One mother discovered that her daughter had had several sexual partners, but couldn’t understand why her mother thought it was a big deal.  I admire her for her ability to stay calm, not scream the house down, accept that she is getting good grades at school, and that frankly, there is nothing she can do to stop her.

And so the other day, when a friend told me she is worrying herself over her daughter’s weight and her refusal to wear clothes that aren’t grungy, I had to smile to myself.  She’s the type of teenager that I was.  Rebellious, not wanting to do what her mother says, and frankly, just not that ‘into boys’. 

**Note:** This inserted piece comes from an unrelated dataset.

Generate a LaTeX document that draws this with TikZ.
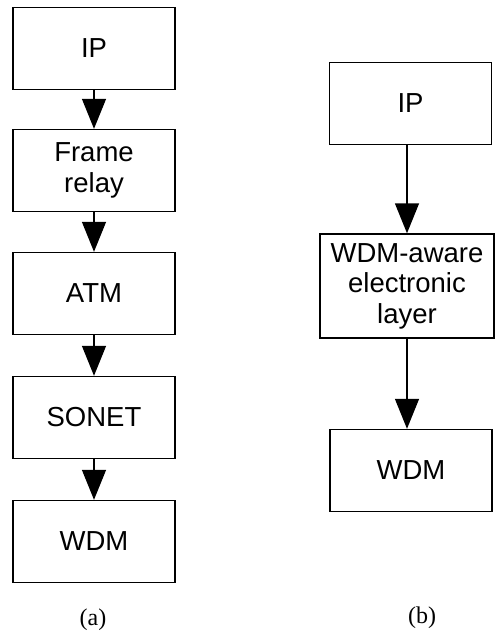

Whilst I have no doubt that my friend is driven round the bend by her daughter’s attitude, I can’t help thinking that she’s the luckiest mother of them all.

Thursday, 1 December 2011

Just a quickie

And no… not what you’re thinking!  I mean that this is just going to be a very quick post today.

I have a child off sick.  And for a change, I believe he really is sick, owing to the fact that he has a temperature and won’t eat anything!  Very unusual.

Generally speaking, I confess I find it extremely irritating when the kids are off sick.  I can’t get lots of the things done that need doing and I’m house bound – owing to my very strict rule: If you’re sick, you stay in bed! It’s not a holiday!

But as it happens, the child who’s off sick, is the eldest, who recently went on his first ever trip abroad without either parent.  And for once, in the aftermath of missing him, I am secretly enjoying having him at home. 

Owing to his ill-health, he is not talking at quite his usual speed, and the signs of pre-pubescent behaviour (that’s back-chatting and general ‘arseyness’) have abated.  And being the age he is, I can have a decent conversation with him. 

I sat on the bed in my room next to him this morning, after I dropped his brother off at the school bus.  We watched the news and he asked a whole ton of interesting questions.  OK – he likes to start asking the question right at the moment that a key point in the story is being told by the newsreader…!  But, the mere fact he’s interested makes it OK for me.

And so I have this small moment in time with him.  A small moment to treasure.  No back chat, no fighting with the little one, no grumbling about homework.  I honestly believe that no high-octane adventures, outings or other excitement can compete with the happiness there is to be had in these private moments with your children, where you can just knock along together in peace.